| DATA EXTRACT |

** start **

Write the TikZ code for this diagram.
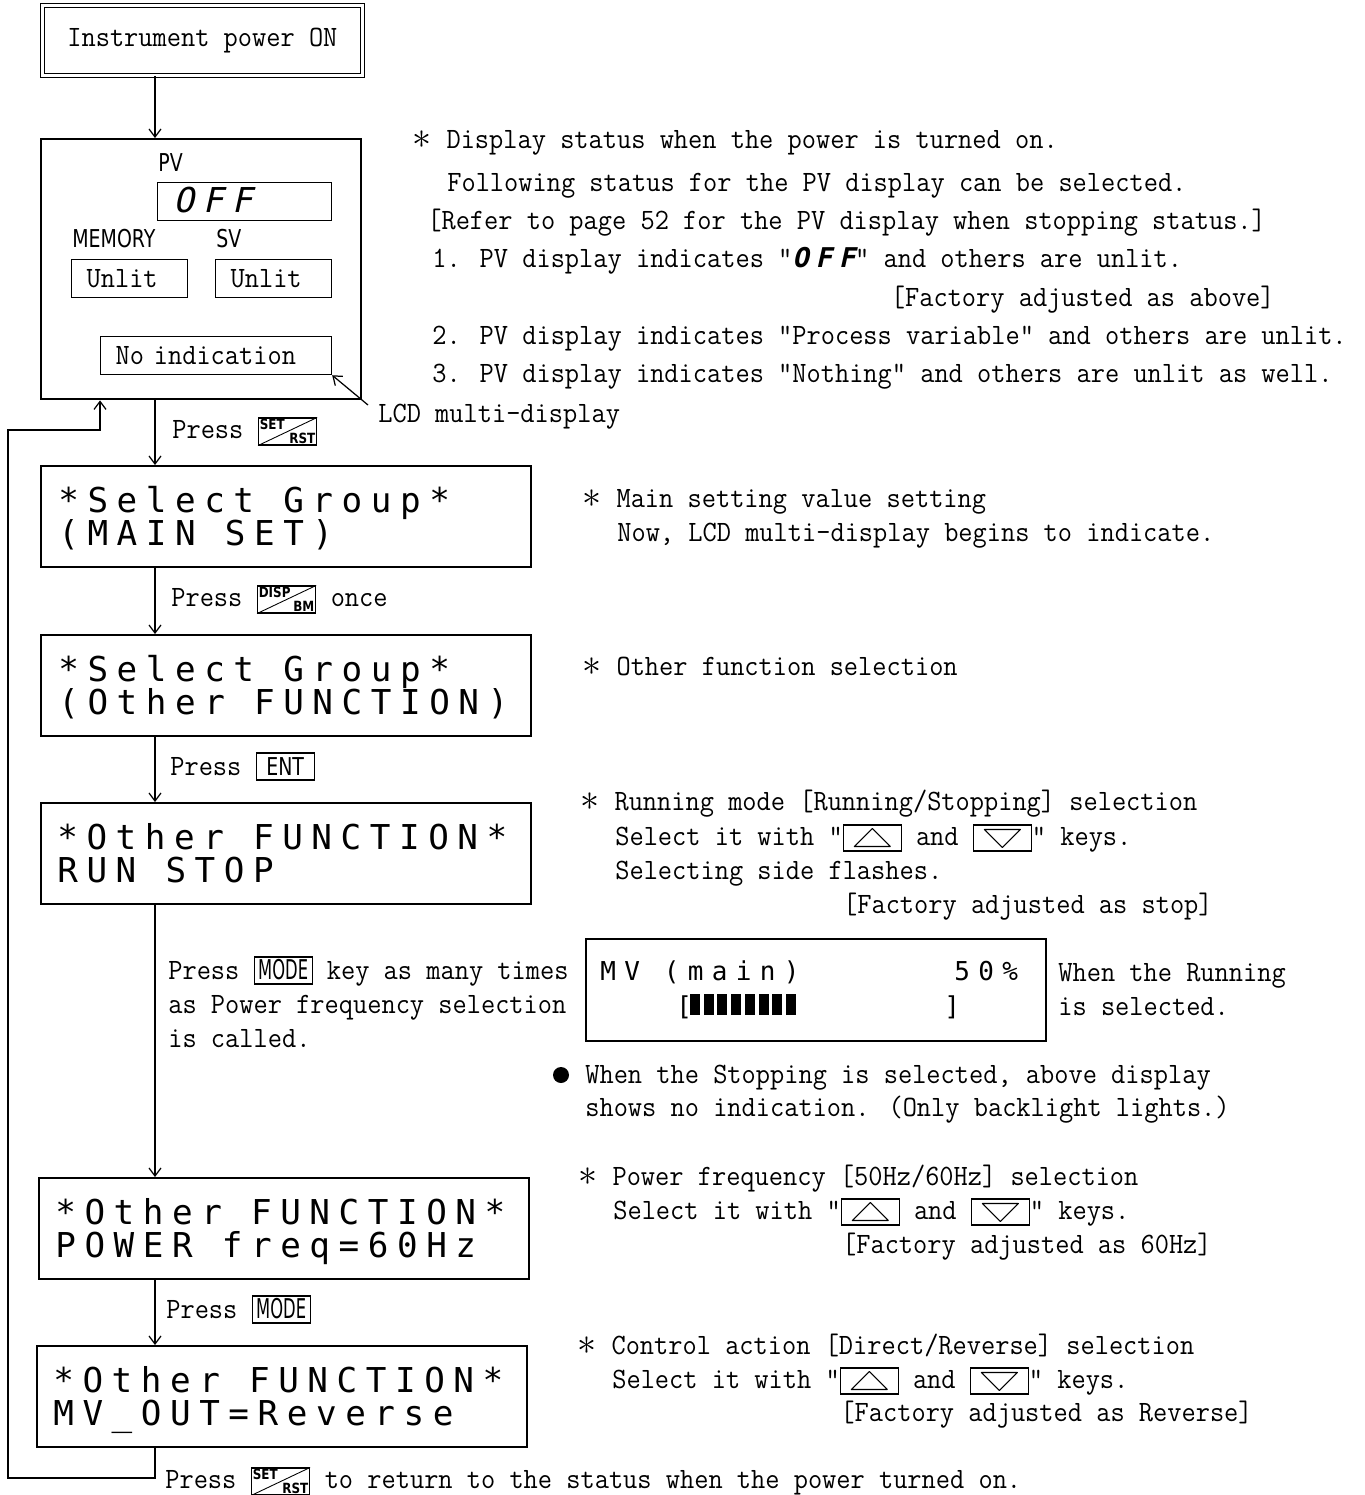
\documentclass[tikz,border=0pt]{standalone}
\usepackage{fontspec}
\usetikzlibrary{arrows.meta}
\newfontfamily\notefont{Latin Modern Mono}[FakeStretch=0.935]
\newfontfamily\lcdfont{DejaVu Sans Mono}[LetterSpace=25]
\newfontfamily\mvfont{DejaVu Sans Mono}[LetterSpace=32]
\newfontfamily\segfont{DejaVu Sans Mono}[FakeSlant=0.22,LetterSpace=25]
\newfontfamily\condfont{DejaVu Sans}[FakeStretch=0.77]
\newfontfamily\modefont{DejaVu Sans}[FakeStretch=0.6]
\newfontfamily\keyfont{DejaVu Sans}[FakeStretch=0.85]

\newcommand\notesize{\fontsize{16.8}{20}\selectfont\notefont}
\newcommand\lcdsize{\fontsize{19.5}{22}\selectfont}
\newcommand\mvsize{\fontsize{14.8}{17}\selectfont}
\newcommand\keytiny{\fontsize{8}{8}\selectfont\keyfont\bfseries}
\newcommand\segbold{\fontsize{15.5}{17}\selectfont\segfont\bfseries}
\newcommand\astr{\makebox[0.4cm]{\scalebox{1.25}{$\ast$}}}

% keys drawn inline in the text
\newcommand\slashkey[2]{\tikz[baseline={([yshift=-0.13cm]k.center)}]{%
  \node[draw,line width=0.6pt,inner sep=0,minimum width=1.16cm,minimum height=0.54cm] (k) {};
  \draw[line width=0.5pt] (k.south west) -- (k.north east);
  \node[anchor=north west,inner sep=0.8pt,font=\keytiny] at (k.north west) {#1};
  \node[anchor=south east,inner sep=0.8pt,font=\keytiny] at (k.south east) {#2};}}
\newcommand\upkey{\tikz[baseline={([yshift=-0.14cm]k.center)}]{%
  \node[draw,line width=0.6pt,inner sep=0,minimum width=1.16cm,minimum height=0.52cm] (k) {};
  \draw[line width=0.6pt,line join=round] ([shift={(-0.36cm,-0.17cm)}]k.center) -- ([shift={(0.36cm,-0.17cm)}]k.center)
    -- ([shift={(0cm,0.19cm)}]k.center) -- cycle;}}
\newcommand\downkey{\tikz[baseline={([yshift=-0.14cm]k.center)}]{%
  \node[draw,line width=0.6pt,inner sep=0,minimum width=1.16cm,minimum height=0.52cm] (k) {};
  \draw[line width=0.6pt,line join=round] ([shift={(-0.36cm,0.17cm)}]k.center) -- ([shift={(0.36cm,0.17cm)}]k.center)
    -- ([shift={(0cm,-0.19cm)}]k.center) -- cycle;}}
\newcommand\namekey[2]{\tikz[baseline=(k.base)]\node[draw,line width=0.6pt,inner xsep=0pt,inner ysep=0.1cm,
  minimum width=1.16cm,text height=0.34cm,text depth=0pt,font=#1] (k) {#2};}

\begin{document}
\begin{tikzpicture}[x=0.02cm,y=-0.02cm,
    flowbox/.style={draw,line width=1.4pt,anchor=north west,inner sep=0,minimum width=9.8cm,minimum height=2.02cm},
    smallbox/.style={draw,line width=0.7pt,anchor=north west,inner xsep=0.3cm,inner ysep=0,align=left,
      text height=0.56cm,text depth=0.2cm,font=\notesize},
    note/.style={anchor=base west,inner sep=0,font=\notesize},
    noteR/.style={anchor=base east,inner sep=0,font=\notesize},
    lcd/.style={anchor=base west,inner sep=0,font=\lcdsize\lcdfont},
    mv/.style={anchor=base west,inner sep=0,font=\mvsize\mvfont},
    tag/.style={anchor=base west,inner sep=0,font=\fontsize{14}{16}\selectfont\condfont},
    arrow/.style={-{Straight Barb[length=1.6mm,width=2.4mm]},line width=0.7pt}
  ]
\useasboundingbox (0,0) rectangle (1365,1495);
\coordinate (spine) at (155,0);

% power on and the start display
\node[draw,double,line width=0.5pt,double distance=1.8pt,anchor=north west,minimum width=6.4cm,
  minimum height=1.4cm,font=\notesize] (start) at (42,5) {Instrument power ON};
\node[draw,line width=1.4pt,anchor=north west,inner sep=0,minimum width=6.4cm,minimum height=5.2cm] (pv) at (40,138) {};
\node[tag] (pvtag) at (158,171) {PV};
\node[draw,line width=0.7pt,anchor=north west,inner sep=0,minimum width=3.48cm,minimum height=0.76cm] (pvdisp) at (157,182) {};
\node[anchor=base west,inner sep=0,font=\fontsize{19.5}{22}\selectfont\segfont] (pvoff) at (173,212) {OFF};
\node[tag] (memtag) at (72,247) {MEMORY};
\node[tag] (svtag) at (216,247) {SV};
\node[smallbox,text width=1.72cm] (memval) at (71,259) {Unlit};
\node[smallbox,text width=1.72cm] (svval) at (215,259) {Unlit};
\node[smallbox,text width=4.02cm] (noind) at (100,336) {No indication};
\node[note] (lcdlbl) at (378,422) {LCD multi-display};
\coordinate (lcdtip) at (368,405);
\draw[arrow] (lcdtip) -- (noind.south east);

% LCD boxes
\node[flowbox] (selmain) at (40,465) {};
\node[lcd] (selmainA) at (58,512) {*Select Group*};
\node[lcd] (selmainB) at (58,545) {(MAIN SET)};
\node[flowbox] (selother) at (40,634) {};
\node[lcd] (selotherA) at (58,681) {*Select Group*};
\node[lcd] (selotherB) at (58,714) {(Other FUNCTION)};
\node[flowbox] (runstop) at (40,802) {};
\node[lcd] (runstopA) at (57,849) {*Other FUNCTION*};
\node[lcd] (runstopB) at (57,882) {RUN STOP};
\node[flowbox] (powfreq) at (38,1177) {};
\node[lcd] (powfreqA) at (55,1224) {*Other FUNCTION*};
\node[lcd] (powfreqB) at (55,1257) {POWER freq=60Hz};
\node[flowbox] (mvout) at (36,1345) {};
\node[lcd] (mvoutA) at (53,1392) {*Other FUNCTION*};
\node[lcd] (mvoutB) at (53,1425) {MV\_OUT=Reverse};

% connectors
\draw[arrow] (start.south -| spine) -- (pv.north -| spine);
\draw[arrow] (pv.south -| spine) -- (selmain.north -| spine);
\draw[arrow] (selmain.south -| spine) -- (selother.north -| spine);
\draw[arrow] (selother.south -| spine) -- (runstop.north -| spine);
\draw[arrow] (runstop.south -| spine) -- (powfreq.north -| spine);
\draw[arrow] (powfreq.south -| spine) -- (mvout.north -| spine);
\coordinate (backA) at (8,1478);
\coordinate (backB) at (100,430);
\draw[arrow] (mvout.south -| spine) |- (backA) |- (backB) -- (pv.south -| backB);

% key presses
\node[note] (pressset) at (172,438) {Press \slashkey{SET}{RST}};
\node[note] (pressdisp) at (171,606) {Press \slashkey{DISP}{BM} once};
\node[note] (pressent) at (170,775) {Press \namekey{\fontsize{14}{16}\selectfont\condfont}{ENT}};
\node[note] (modeA) at (168,979) {Press \namekey{\fontsize{15.5}{16}\selectfont\modefont}{MODE} key as many times};
\node[note] (modeB) at (168,1013) {as Power frequency selection};
\node[note] (modeC) at (168,1047) {is called.};
\node[note] (pressmode) at (166,1318) {Press \namekey{\fontsize{15.5}{16}\selectfont\modefont}{MODE}};
\node[note] (pressback) at (165,1488) {Press \slashkey{SET}{RST} to return to the status when the power turned on.};

% notes on the right
\node[note] (nA1) at (412,148) {\astr{} Display status when the power is turned on.};
\node[note] (nA2) at (447,191) {Following status for the PV display can be selected.};
\node[note] (nA3) at (427,229) {[Refer to page 52 for the PV display when stopping status.]};
\node[note] (nA4) at (432,267) {1. PV display indicates "{\segbold OFF}" and others are unlit.};
\node[noteR] (nA5) at (1275,306) {[Factory adjusted as above]};
\node[note] (nA6) at (432,344) {2. PV display indicates "Process variable" and others are unlit.};
\node[note] (nA7) at (432,382) {3. PV display indicates "Nothing" and others are unlit as well.};

\node[note] (nB1) at (582,507) {\astr{} Main setting value setting};
\node[note] (nB2) at (617,541) {Now, LCD multi-display begins to indicate.};
\node[note] (nC1) at (582,675) {\astr{} Other function selection};

\node[note] (nD1) at (580,810) {\astr{} Running mode [Running/Stopping] selection};
\node[note] (nD2) at (615,845) {Select it with "\upkey{} and \downkey{}" keys.};
\node[note] (nD3) at (615,879) {Selecting side flashes.};
\node[noteR] (nD4) at (1213,913) {[Factory adjusted as stop]};

% MV display
\node[draw,line width=1.4pt,anchor=north west,inner sep=0,minimum width=9.2cm,minimum height=2.04cm] (mvdisp) at (585,938) {};
\node[mv] (mvname) at (600,980) {MV (main)};
\node[mv] (mvpct) at (954,980) {50\%};
\node[mv] (mvopen) at (676,1015) {[};
\node[mv] (mvclose) at (944,1015) {]};
\foreach \i in {0,...,7}
  \fill (690+\i*13.7,994) rectangle +(10,21);
\node[note] (runA) at (1058,981) {When the Running};
\node[note] (runB) at (1058,1015) {is selected.};
\node[circle,fill,inner sep=0,minimum size=0.32cm] (dot) at (561,1075) {};
\node[note] (stopA) at (585,1083) {When the Stopping is selected, above display};
\node[note] (stopB) at (585,1116) {shows no indication. (Only backlight lights.)};

\node[note] (nE1) at (578,1185) {\astr{} Power frequency [50Hz/60Hz] selection};
\node[note] (nE2) at (613,1219) {Select it with "\upkey{} and \downkey{}" keys.};
\node[noteR] (nE3) at (1212,1253) {[Factory adjusted as 60Hz]};

\node[note] (nF1) at (577,1354) {\astr{} Control action [Direct/Reverse] selection};
\node[note] (nF2) at (612,1388) {Select it with "\upkey{} and \downkey{}" keys.};
\node[noteR] (nF3) at (1253,1421) {[Factory adjusted as Reverse]};
\end{tikzpicture}
\end{document}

** end **

| WHAT THIS TASK INVOLVES |
In the data above, please extract the lines from the first one through the line with "minimum width=1.16cm,text height=0.34cm,text", exactly, and keep pictures out.

| RESPONSE |
Write the TikZ code for this diagram.
\documentclass[tikz,border=0pt]{standalone}
\usepackage{fontspec}
\usetikzlibrary{arrows.meta}
\newfontfamily\notefont{Latin Modern Mono}[FakeStretch=0.935]
\newfontfamily\lcdfont{DejaVu Sans Mono}[LetterSpace=25]
\newfontfamily\mvfont{DejaVu Sans Mono}[LetterSpace=32]
\newfontfamily\segfont{DejaVu Sans Mono}[FakeSlant=0.22,LetterSpace=25]
\newfontfamily\condfont{DejaVu Sans}[FakeStretch=0.77]
\newfontfamily\modefont{DejaVu Sans}[FakeStretch=0.6]
\newfontfamily\keyfont{DejaVu Sans}[FakeStretch=0.85]

\newcommand\notesize{\fontsize{16.8}{20}\selectfont\notefont}
\newcommand\lcdsize{\fontsize{19.5}{22}\selectfont}
\newcommand\mvsize{\fontsize{14.8}{17}\selectfont}
\newcommand\keytiny{\fontsize{8}{8}\selectfont\keyfont\bfseries}
\newcommand\segbold{\fontsize{15.5}{17}\selectfont\segfont\bfseries}
\newcommand\astr{\makebox[0.4cm]{\scalebox{1.25}{$\ast$}}}

% keys drawn inline in the text
\newcommand\slashkey[2]{\tikz[baseline={([yshift=-0.13cm]k.center)}]{%
  \node[draw,line width=0.6pt,inner sep=0,minimum width=1.16cm,minimum height=0.54cm] (k) {};
  \draw[line width=0.5pt] (k.south west) -- (k.north east);
  \node[anchor=north west,inner sep=0.8pt,font=\keytiny] at (k.north west) {#1};
  \node[anchor=south east,inner sep=0.8pt,font=\keytiny] at (k.south east) {#2};}}
\newcommand\upkey{\tikz[baseline={([yshift=-0.14cm]k.center)}]{%
  \node[draw,line width=0.6pt,inner sep=0,minimum width=1.16cm,minimum height=0.52cm] (k) {};
  \draw[line width=0.6pt,line join=round] ([shift={(-0.36cm,-0.17cm)}]k.center) -- ([shift={(0.36cm,-0.17cm)}]k.center)
    -- ([shift={(0cm,0.19cm)}]k.center) -- cycle;}}
\newcommand\downkey{\tikz[baseline={([yshift=-0.14cm]k.center)}]{%
  \node[draw,line width=0.6pt,inner sep=0,minimum width=1.16cm,minimum height=0.52cm] (k) {};
  \draw[line width=0.6pt,line join=round] ([shift={(-0.36cm,0.17cm)}]k.center) -- ([shift={(0.36cm,0.17cm)}]k.center)
    -- ([shift={(0cm,-0.19cm)}]k.center) -- cycle;}}
\newcommand\namekey[2]{\tikz[baseline=(k.base)]\node[draw,line width=0.6pt,inner xsep=0pt,inner ysep=0.1cm,
  minimum width=1.16cm,text height=0.34cm,text depth=0pt,font=#1] (k) {#2};}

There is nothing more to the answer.